So what do chickens eat? Most backyard chickens eat commercial chicken feed (e.g. layer pellets), at least as the base of their diet. Layer pellets provide all the key nutrients chickens need to stay healthy and lay eggs. 

Feeding chickens this way is simple and convenient. It comes in a packet and you don't need to know anything about what chickens naturally eat or what their nutrient needs are.

It's sounds simple, but here's the problem.

Most people get into backyard chickens because they like the idea of free range chickens, pecking around contently in the yard eating grass and bugs. Chickens that are raised in a more natural way, with the freedom to eat, live and behave like a chicken.

Most people want free range chickens that forage on grass and bugs. But the reality is, free-ranging chickens is not easy.

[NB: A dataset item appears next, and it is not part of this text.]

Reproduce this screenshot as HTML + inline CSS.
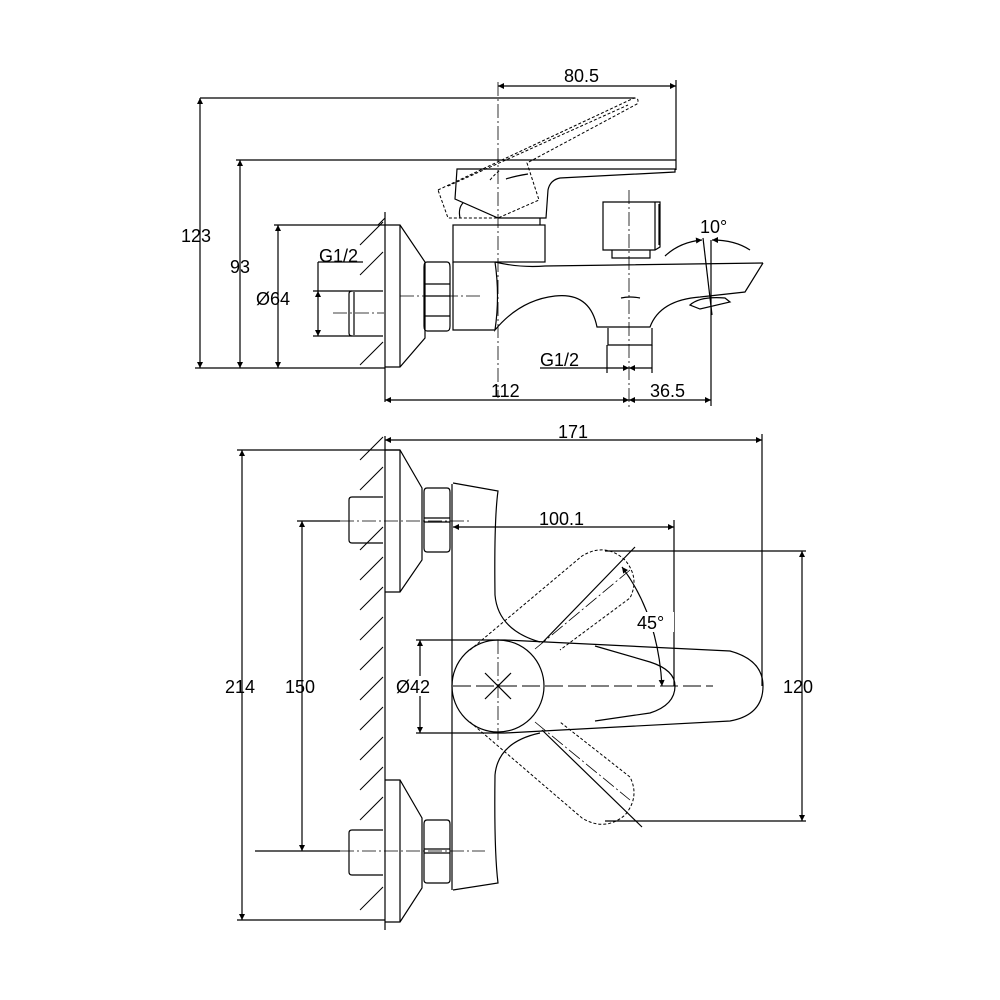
<!DOCTYPE html>
<html><head><style>body{margin:0;background:#fff}svg{display:block}text{font-family:"Liberation Sans",sans-serif;font-size:18px;fill:#000}</style></head>
<body>
<svg width="1000" height="1000" viewBox="0 0 1000 1000" xmlns="http://www.w3.org/2000/svg">
<defs>
<marker id="a" viewBox="0 0 10 10" refX="10" refY="5" markerWidth="14" markerHeight="6" orient="auto-start-reverse" markerUnits="userSpaceOnUse"><path d="M0,0L10,5L0,10z" fill="#000"/></marker>
</defs>
<g fill="none" stroke="#000" stroke-width="1.2">
<!-- ========== TOP VIEW ========== -->
<line x1="385" y1="212" x2="385" y2="402"/>
<g stroke-width="1">
<line x1="360" y1="245" x2="383" y2="222"/><line x1="360" y1="275" x2="383" y2="252"/><line x1="360" y1="365" x2="383" y2="342"/><line x1="378" y1="225" x2="385" y2="218"/>
</g>
<path d="M385,225H400L425,262V338L400,367H385"/><line x1="400" y1="225" x2="400" y2="367"/>
<path d="M427,262H447Q450,262 450,267V326Q450,331 447,331H427Q424,331 424,326V267Q424,262 427,262Z"/>
<line x1="424" y1="284" x2="450" y2="284"/><line x1="424" y1="296" x2="450" y2="296"/><line x1="424" y1="316" x2="450" y2="316"/>
<path d="M383,291H352Q349,291 349,294V333Q349,336 352,336H383"/><line x1="354" y1="292" x2="354" y2="335"/>
<rect x="453" y="225" width="92" height="37"/>
<path d="M453,262V330H495"/>
<path d="M495,262Q500,296 495,330Q520,300 555,296Q590,292 597,327H650Q660,300 700,297L745,292L763,263"/>
<path d="M495,262Q520,268 545,266L763,263"/>
<path d="M690,305Q700,296 725,298L730,302L700,309Z"/>
<path d="M621,298Q630,296 640,298"/>
<path d="M608,328V345H652V328"/>
<path d="M457,169L675,169L675,172L560,178Q550,180 548,190L546,218L498,218L455,199Z"/>
<path d="M460,218Q458,208 463,203"/><path d="M540,218V225"/>
<path d="M506,179Q515,176 528,174"/>
<g stroke-dasharray="3,2" stroke-width="1">
<path d="M438,190L634,98Q640,98 637,104L527,163L539,200L498,218L448,218Z"/>
<path d="M448,186L628,105"/><path d="M490,180Q495,174 500,170"/>
</g>
<path d="M603,202H660V247L655,250H603Z"/><path d="M655,202V250M659,204V245"/><path d="M612,250V258H650V250"/>
<g stroke-width="0.8" stroke-dasharray="14,3,2,3">
<line x1="498" y1="82" x2="498" y2="398"/>
<line x1="629" y1="190" x2="629" y2="410"/>
<line x1="333" y1="313" x2="384" y2="313"/>
<line x1="400" y1="296" x2="480" y2="296"/>
</g>
<line x1="200" y1="98" x2="635" y2="98"/>
<line x1="195" y1="368" x2="385" y2="368"/>
<line x1="200" y1="98" x2="200" y2="368" marker-start="url(#a)" marker-end="url(#a)"/>
<line x1="236" y1="160" x2="676" y2="160"/>
<line x1="240" y1="160" x2="240" y2="368" marker-start="url(#a)" marker-end="url(#a)"/>
<line x1="274" y1="225" x2="385" y2="225"/>
<line x1="278" y1="225" x2="278" y2="368" marker-start="url(#a)" marker-end="url(#a)"/>
<line x1="318" y1="262" x2="363" y2="262"/>
<line x1="318" y1="262" x2="318" y2="291"/>
<line x1="313" y1="291" x2="352" y2="291"/><line x1="313" y1="336" x2="352" y2="336"/>
<line x1="318" y1="291" x2="318" y2="336" marker-start="url(#a)" marker-end="url(#a)"/>
<line x1="498" y1="86" x2="676" y2="86" marker-start="url(#a)" marker-end="url(#a)"/>
<line x1="676" y1="80" x2="676" y2="170"/>
<line x1="385" y1="400" x2="629" y2="400" marker-start="url(#a)" marker-end="url(#a)"/>
<line x1="629" y1="400" x2="711" y2="400" marker-start="url(#a)" marker-end="url(#a)"/>
<line x1="711" y1="240" x2="711" y2="406"/>
<line x1="703" y1="238" x2="712" y2="315"/>
<line x1="540" y1="368" x2="607" y2="368"/>
<line x1="607" y1="345" x2="607" y2="373"/><line x1="652" y1="345" x2="652" y2="373"/>
<line x1="607" y1="368" x2="629" y2="368" marker-end="url(#a)"/>
<line x1="652" y1="368" x2="629" y2="368" marker-end="url(#a)"/>
<path d="M665,256Q680,242 702,240" marker-end="url(#a)"/>
<path d="M750,250Q735,240 712,240" marker-end="url(#a)"/>

<!-- ========== BOTTOM VIEW ========== -->
<line x1="385" y1="436" x2="385" y2="930"/>
<g stroke-width="1">
<line x1="360" y1="460" x2="383" y2="437"/><line x1="360" y1="490" x2="383" y2="467"/>
<line x1="360" y1="550" x2="383" y2="527"/><line x1="360" y1="580" x2="383" y2="557"/>
<line x1="360" y1="610" x2="383" y2="587"/><line x1="360" y1="640" x2="383" y2="617"/>
<line x1="360" y1="670" x2="383" y2="647"/><line x1="360" y1="700" x2="383" y2="677"/>
<line x1="360" y1="730" x2="383" y2="707"/><line x1="360" y1="760" x2="383" y2="737"/>
<line x1="360" y1="790" x2="383" y2="767"/><line x1="360" y1="820" x2="383" y2="797"/>
<line x1="360" y1="910" x2="383" y2="887"/>
</g>
<path d="M385,450H400L422,488V560L400,592H385"/><line x1="400" y1="450" x2="400" y2="592"/>
<path d="M427,488H447Q450,488 450,492V548Q450,552 447,552H427Q424,552 424,548V492Q424,488 427,488Z"/><line x1="424" y1="518" x2="450" y2="518"/><line x1="424" y1="522" x2="450" y2="522"/>
<path d="M383,497H352Q349,497 349,500V540Q349,543 352,543H383"/>
<path d="M385,780H400L422,818V888L400,922H385"/><line x1="400" y1="780" x2="400" y2="922"/>
<path d="M427,820H447Q450,820 450,824V880Q450,883 447,883H427Q424,883 424,880V824Q424,820 427,820Z"/><line x1="424" y1="849" x2="450" y2="849"/><line x1="424" y1="853" x2="450" y2="853"/>
<path d="M383,830H352Q349,830 349,833V872Q349,875 352,875H383"/>
<path d="M452,484V890"/>
<path d="M453,483L498,491Q494,520 495,595Q498,630 540,642"/>
<path d="M453,890L498,883Q494,850 495,775Q498,742 540,733"/>
<circle cx="498" cy="686" r="46"/>
<path d="M505,640L730,651Q763,660 763,686Q763,715 730,721L505,733"/>
<path d="M595,646L650,662Q675,670 675,686Q675,705 650,713L595,721"/>
<g stroke-dasharray="3,2" stroke-width="1">
<path d="M470,650L582,556Q605,542 625,560Q640,578 630,598L560,650"/>
<path d="M470,722L582,818Q605,832 625,815Q640,797 630,777L560,722"/>
</g>
<line x1="542" y1="643" x2="635" y2="547"/>
<line x1="542" y1="730" x2="642" y2="827"/>
<g stroke-width="0.8" stroke-dasharray="14,3,2,3">
<line x1="340" y1="521" x2="470" y2="521"/>
<line x1="340" y1="851" x2="485" y2="851"/>
<line x1="498" y1="640" x2="498" y2="740"/>
<line x1="535" y1="649" x2="630" y2="570"/>
<line x1="535" y1="722" x2="630" y2="800"/>
</g>
<line x1="453" y1="686" x2="713" y2="686" stroke-dasharray="18,5" stroke-width="1"/>
<line x1="485" y1="673" x2="511" y2="699"/><line x1="511" y1="673" x2="485" y2="699"/>
<line x1="385" y1="440" x2="762" y2="440" marker-start="url(#a)" marker-end="url(#a)"/>
<line x1="762" y1="434" x2="762" y2="686"/>
<line x1="453" y1="527" x2="674" y2="527" marker-start="url(#a)" marker-end="url(#a)"/>
<line x1="674" y1="520" x2="674" y2="686"/>
<line x1="605" y1="551" x2="806" y2="551"/><line x1="605" y1="821" x2="806" y2="821"/>
<line x1="802" y1="551" x2="802" y2="821" marker-start="url(#a)" marker-end="url(#a)"/>
<line x1="237" y1="450" x2="400" y2="450"/><line x1="237" y1="920" x2="385" y2="920"/>
<line x1="242" y1="450" x2="242" y2="920" marker-start="url(#a)" marker-end="url(#a)"/>
<line x1="297" y1="521" x2="340" y2="521"/><line x1="255" y1="851" x2="340" y2="851"/>
<line x1="302" y1="521" x2="302" y2="851" marker-start="url(#a)" marker-end="url(#a)"/>
<line x1="416" y1="640" x2="505" y2="640"/><line x1="416" y1="733" x2="505" y2="733"/>
<line x1="420" y1="640" x2="420" y2="733" marker-start="url(#a)" marker-end="url(#a)"/>
<path d="M622,567Q658,615 662,686" marker-start="url(#a)" marker-end="url(#a)"/>
</g>
<rect x="632" y="612" width="42" height="20" fill="#fff"/>
<rect x="393" y="676" width="50" height="20" fill="#fff"/>
<text x="564" y="82">80.5</text>
<text x="181" y="242">123</text>
<text x="230" y="273">93</text>
<text x="256" y="305">Ø64</text>
<text x="319" y="262">G1/2</text>
<text x="700" y="233">10°</text>
<text x="540" y="366">G1/2</text>
<text x="491" y="397">112</text>
<text x="650" y="397">36.5</text>
<text x="558" y="438">171</text>
<text x="539" y="525">100.1</text>
<text x="637" y="629">45°</text>
<text x="396" y="693">Ø42</text>
<text x="783" y="693">120</text>
<text x="225" y="693">214</text>
<text x="285" y="693">150</text>
</svg>
</body></html>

But the reality is, free ranging chickens is not easy. Chickens can quickly take over your backyard and trash the place. Chickens love ripping up gardens, flicking mulch everywhere, pooping on everything and scratching up lawns.

On top of that, chickens are more vulnerable to predators when roaming around freely in the open.

Without free ranging, chickens are usually confined to a chicken run. And in the confined area of a chicken run, it doesn't take long for everything green to be stripped bare, leaving a bare dirt floor.

You might start to wonder if your backyard chickens are much better off than a factory farm

Without any grass or bugs for your chickens to forage on, all that's left for your chickens to eat is commercial chicken feed. At this point, you might start to wonder if your backyard chickens are much better off than a factory farm.

That's when people start looking for solutions, with questions like:

  • What can chickens eat?
  • What scraps and treats can you feed chickens?
  • What not to feed chickens?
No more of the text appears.